-- START OF INFORMATION SHOWN --

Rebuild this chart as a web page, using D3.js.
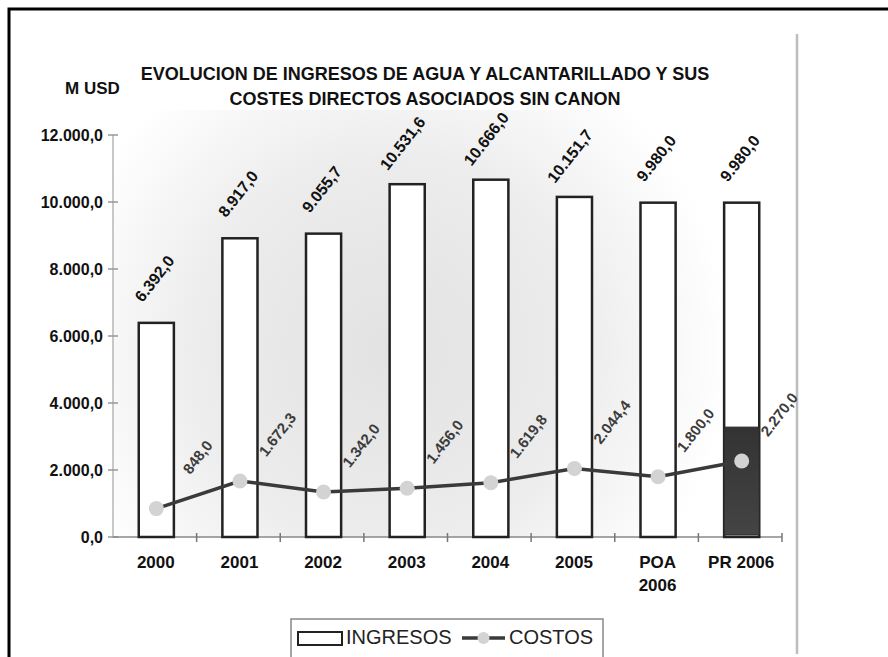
<!DOCTYPE html>
<html><head><meta charset="utf-8">
<script src="https://cdn.jsdelivr.net/npm/d3@7"></script>
<style>body{margin:0;background:#fff;}svg{display:block;}</style>
</head><body>
<svg id="c" width="888" height="657"></svg>
<script>
const categories = ["2000","2001","2002","2003","2004","2005","POA 2006","PR 2006"];
const categoryLines = [["2000"],["2001"],["2002"],["2003"],["2004"],["2005"],["POA","2006"],["PR 2006"]];
const ingresos = [6392.0, 8917.0, 9055.7, 10531.6, 10666.0, 10151.7, 9980.0, 9980.0];
const costos = [848.0, 1672.3, 1342.0, 1456.0, 1619.8, 2044.4, 1800.0, 2270.0];
const highlight = [null, null, null, null, null, null, null, 3280];
const yTicks = [0, 2000, 4000, 6000, 8000, 10000, 12000];
const titleLines = ["EVOLUCION DE INGRESOS DE AGUA Y ALCANTARILLADO Y SUS", "COSTES DIRECTOS ASOCIADOS SIN CANON"];
const unitLabel = "M USD";
const legendLabels = ["INGRESOS", "COSTOS"];

const loc = d3.formatLocale({decimal: ",", thousands: ".", grouping: [3], currency: ["", ""]});
const fmt = loc.format(",.1f");

const svg = d3.select("#c");
const FONT = "'Liberation Sans', Arial, sans-serif";

// background gradient
const defs = svg.append("defs");
const rg = defs.append("radialGradient").attr("id", "bg")
  .attr("gradientUnits", "userSpaceOnUse").attr("cx", 390).attr("cy", 350).attr("r", 340);
rg.append("stop").attr("offset", "0").attr("stop-color", "#e2e2e2");
rg.append("stop").attr("offset", "0.55").attr("stop-color", "#ececec");
rg.append("stop").attr("offset", "1").attr("stop-color", "#ffffff");
const dg = defs.append("linearGradient").attr("id", "dark").attr("x1", 0).attr("x2", 0).attr("y1", 0).attr("y2", 1);
dg.append("stop").attr("offset", "0").attr("stop-color", "#333");
dg.append("stop").attr("offset", "1").attr("stop-color", "#444");

svg.append("rect").attr("x", 113).attr("y", 110).attr("width", 684).attr("height", 427).attr("fill", "url(#bg)");

// outer frame
svg.append("rect").attr("x", 9).attr("y", 9).attr("width", 950).attr("height", 700)
  .attr("fill", "none").attr("stroke", "#000").attr("stroke-width", 3);
// right grey divider
svg.append("line").attr("x1", 797).attr("x2", 797).attr("y1", 34).attr("y2", 654)
  .attr("stroke", "#bdbdbd").attr("stroke-width", 2.5);

const x = d3.scaleBand().domain(categories).range([113, 782]).paddingInner(0.58).paddingOuter(0.29);
const y = d3.scaleLinear().domain([0, 12000]).range([537, 135]);

// Y axis
const yAxis = svg.append("g");
yAxis.append("line").attr("x1", 113).attr("x2", 113).attr("y1", y(12000)).attr("y2", y(0))
  .attr("stroke", "#c8c8c8").attr("stroke-width", 2);
yAxis.selectAll("line.t").data(yTicks).join("line").attr("class", "t")
  .attr("x1", 108).attr("x2", 118).attr("y1", d => y(d)).attr("y2", d => y(d))
  .attr("stroke", "#999").attr("stroke-width", 1.5);
yAxis.selectAll("text").data(yTicks).join("text")
  .attr("x", 103).attr("y", d => y(d)).attr("dy", "0.36em").attr("text-anchor", "end")
  .attr("font-family", FONT).attr("font-weight", "bold").attr("font-size", 16).attr("fill", "#111")
  .text(d => fmt(d));

// X axis
const step = x.step();
const bounds = categories.map((c, i) => 113 + step * (i + 1));
svg.append("line").attr("x1", 113).attr("x2", 782).attr("y1", y(0)).attr("y2", y(0))
  .attr("stroke", "#888").attr("stroke-width", 1.5);
svg.selectAll("line.xt").data(bounds).join("line").attr("class", "xt")
  .attr("x1", d => d).attr("x2", d => d).attr("y1", y(0) - 4).attr("y2", y(0) + 5)
  .attr("stroke", "#777").attr("stroke-width", 1.5);
const xl = svg.selectAll("text.xl").data(categories).join("text").attr("class", "xl")
  .attr("x", d => x(d) + x.bandwidth() / 2 + 1).attr("y", 568)
  .attr("text-anchor", "middle").attr("font-family", FONT).attr("font-weight", "bold")
  .attr("font-size", 17).attr("fill", "#111");
xl.each(function(d, i) {
  d3.select(this).selectAll("tspan").data(categoryLines[i]).join("tspan")
    .attr("x", x(d) + x.bandwidth() / 2 + 1).attr("dy", (t, j) => j === 0 ? 0 : 23).text(t => t);
});

// bars
const bw = x.bandwidth();
svg.selectAll("rect.bar").data(ingresos).join("rect").attr("class", "bar")
  .attr("x", (d, i) => x(categories[i]) + 1.5).attr("y", d => y(d))
  .attr("width", bw).attr("height", d => y(0) - y(d))
  .attr("fill", "#fff").attr("stroke", "#222").attr("stroke-width", 2.5);
svg.selectAll("rect.hl").data(highlight.map((v, i) => ({v, i})).filter(d => d.v != null)).join("rect").attr("class", "hl")
  .attr("x", d => x(categories[d.i]) + 1.5).attr("y", d => y(d.v))
  .attr("width", bw).attr("height", d => y(0) - y(d.v) - 2)
  .attr("fill", "url(#dark)").attr("stroke", "#2a2a2a").attr("stroke-width", 1);

// bar labels
svg.selectAll("text.bl").data(ingresos).join("text").attr("class", "bl")
  .attr("transform", (d, i) => `translate(${x(categories[i]) + 1.5 + bw / 2 + 19},${y(d) - 62}) rotate(-52)`)
  .attr("text-anchor", "end").attr("font-family", FONT).attr("font-weight", "bold")
  .attr("font-size", 16).attr("fill", "#111").text(d => fmt(d));

// line
const cx = i => x(categories[i]) + 1.5 + bw / 2;
const line = d3.line().x((d, i) => cx(i)).y(d => y(d));
svg.append("path").datum(costos).attr("d", line).attr("fill", "none")
  .attr("stroke", "#3a3a3a").attr("stroke-width", 3.5);
svg.selectAll("circle.pt").data(costos).join("circle").attr("class", "pt")
  .attr("cx", (d, i) => cx(i)).attr("cy", d => y(d)).attr("r", 7.5)
  .attr("fill", "#d3d3d3");
svg.selectAll("text.ll").data(costos).join("text").attr("class", "ll")
  .attr("transform", (d, i) => `translate(${cx(i) + 57},${y(d) - 63}) rotate(-52)`)
  .attr("text-anchor", "end").attr("font-family", FONT).attr("font-weight", "bold")
  .attr("font-size", 15).attr("fill", "#3c3c3c").text(d => fmt(d));

// title
svg.selectAll("text.title").data(titleLines).join("text").attr("class", "title")
  .attr("x", 425).attr("y", (d, i) => 80 + i * 25).attr("text-anchor", "middle")
  .attr("font-family", FONT).attr("font-weight", "bold").attr("font-size", 18).attr("fill", "#111")
  .text(d => d);
svg.append("text").attr("x", 65).attr("y", 94).attr("font-family", FONT).attr("font-weight", "bold")
  .attr("font-size", 17).attr("fill", "#111").text(unitLabel);

// legend
const lg = svg.append("g");
lg.append("rect").attr("x", 291).attr("y", 619).attr("width", 312).attr("height", 60)
  .attr("fill", "#fff").attr("stroke", "#888").attr("stroke-width", 1.5);
lg.append("rect").attr("x", 298).attr("y", 632).attr("width", 44).attr("height", 13)
  .attr("fill", "#fff").attr("stroke", "#222").attr("stroke-width", 2);
lg.append("text").attr("x", 346).attr("y", 644).attr("font-family", FONT).attr("font-size", 20)
  .attr("fill", "#222").text(legendLabels[0]);
lg.append("line").attr("x1", 462).attr("x2", 505).attr("y1", 638).attr("y2", 638)
  .attr("stroke", "#3a3a3a").attr("stroke-width", 3.5);
lg.append("circle").attr("cx", 483.5).attr("cy", 638).attr("r", 6).attr("fill", "#d3d3d3");
lg.append("text").attr("x", 509).attr("y", 644).attr("font-family", FONT).attr("font-size", 20)
  .attr("fill", "#222").text(legendLabels[1]);
</script>
</body></html>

-- END OF INFORMATION SHOWN --

Pick out all the lines with the word "this" in them and copy them.

Rebuild this chart as a web page, using D3.js.
  d3.select(this).selectAll("tspan").data(categoryLines[i]).join("tspan")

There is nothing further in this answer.